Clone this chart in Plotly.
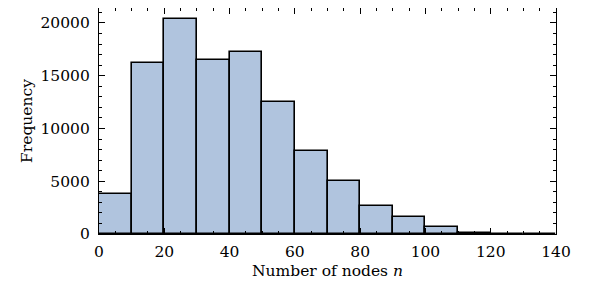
import plotly.graph_objects as go

bin_left = [0, 10, 20, 30, 40, 50, 60, 70, 80, 90, 100, 110, 120, 130]
counts = [3790, 16240, 20420, 16490, 17230, 12510, 7880, 4990, 2660, 1640, 640, 130, 10, 0]
bin_width = 10

x_ticks = [0, 20, 40, 60, 80, 100, 120, 140]
y_ticks = [0, 5000, 10000, 15000, 20000]

fig = go.Figure(go.Bar(
    x=[b + bin_width / 2 for b in bin_left],
    y=counts,
    width=bin_width,
    marker=dict(color="#B0C4DE", line=dict(color="black", width=1.6)),
))

font = dict(family="DejaVu Serif", size=15.5, color="black")
# page body has an 8px margin, so the figure is 8px smaller than the window
fig.update_layout(
    width=581, height=273,
    margin=dict(l=91, r=33, t=0, b=47, autoexpand=False),
    plot_bgcolor="white", paper_bgcolor="white",
    font=font, showlegend=False, bargap=0,
)
fig.update_xaxes(
    range=[0, 140], tickvals=x_ticks, ticktext=[str(v) for v in x_ticks],
    ticks="inside", ticklen=6, tickwidth=1, tickcolor="black",
    showline=True, linecolor="black", linewidth=1.2, mirror="allticks",
    showgrid=False, zeroline=False, automargin=False,
    ticklabelstandoff=3,
    minor=dict(ticks="inside", dtick=5, tick0=0, ticklen=3, tickcolor="black", showgrid=False),
    title=dict(text="Number of nodes <i>n</i>", standoff=5, font=font),
)
fig.update_yaxes(
    range=[0, 21420], tickvals=y_ticks, ticktext=[str(v) for v in y_ticks],
    ticks="inside", ticklen=6, tickwidth=1, tickcolor="black",
    showline=True, linecolor="black", linewidth=1.2, mirror="allticks",
    showgrid=False, zeroline=False, automargin=False,
    ticklabelstandoff=5,
    minor=dict(ticks="inside", dtick=1000, tick0=0, ticklen=3, tickcolor="black", showgrid=False),
    title=dict(text="Frequency", standoff=4, font=font),
)
fig.write_html("out.html")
^^^^^^^^^^^^^^^^
— Instruction —
Reproduce every line above as written, skipping pictures.

— Output —
Clone this chart in Plotly.
import plotly.graph_objects as go

bin_left = [0, 10, 20, 30, 40, 50, 60, 70, 80, 90, 100, 110, 120, 130]
counts = [3790, 16240, 20420, 16490, 17230, 12510, 7880, 4990, 2660, 1640, 640, 130, 10, 0]
bin_width = 10

x_ticks = [0, 20, 40, 60, 80, 100, 120, 140]
y_ticks = [0, 5000, 10000, 15000, 20000]

fig = go.Figure(go.Bar(
    x=[b + bin_width / 2 for b in bin_left],
    y=counts,
    width=bin_width,
    marker=dict(color="#B0C4DE", line=dict(color="black", width=1.6)),
))

font = dict(family="DejaVu Serif", size=15.5, color="black")
# page body has an 8px margin, so the figure is 8px smaller than the window
fig.update_layout(
    width=581, height=273,
    margin=dict(l=91, r=33, t=0, b=47, autoexpand=False),
    plot_bgcolor="white", paper_bgcolor="white",
    font=font, showlegend=False, bargap=0,
)
fig.update_xaxes(
    range=[0, 140], tickvals=x_ticks, ticktext=[str(v) for v in x_ticks],
    ticks="inside", ticklen=6, tickwidth=1, tickcolor="black",
    showline=True, linecolor="black", linewidth=1.2, mirror="allticks",
    showgrid=False, zeroline=False, automargin=False,
    ticklabelstandoff=3,
    minor=dict(ticks="inside", dtick=5, tick0=0, ticklen=3, tickcolor="black", showgrid=False),
    title=dict(text="Number of nodes <i>n</i>", standoff=5, font=font),
)
fig.update_yaxes(
    range=[0, 21420], tickvals=y_ticks, ticktext=[str(v) for v in y_ticks],
    ticks="inside", ticklen=6, tickwidth=1, tickcolor="black",
    showline=True, linecolor="black", linewidth=1.2, mirror="allticks",
    showgrid=False, zeroline=False, automargin=False,
    ticklabelstandoff=5,
    minor=dict(ticks="inside", dtick=1000, tick0=0, ticklen=3, tickcolor="black", showgrid=False),
    title=dict(text="Frequency", standoff=4, font=font),
)
fig.write_html("out.html")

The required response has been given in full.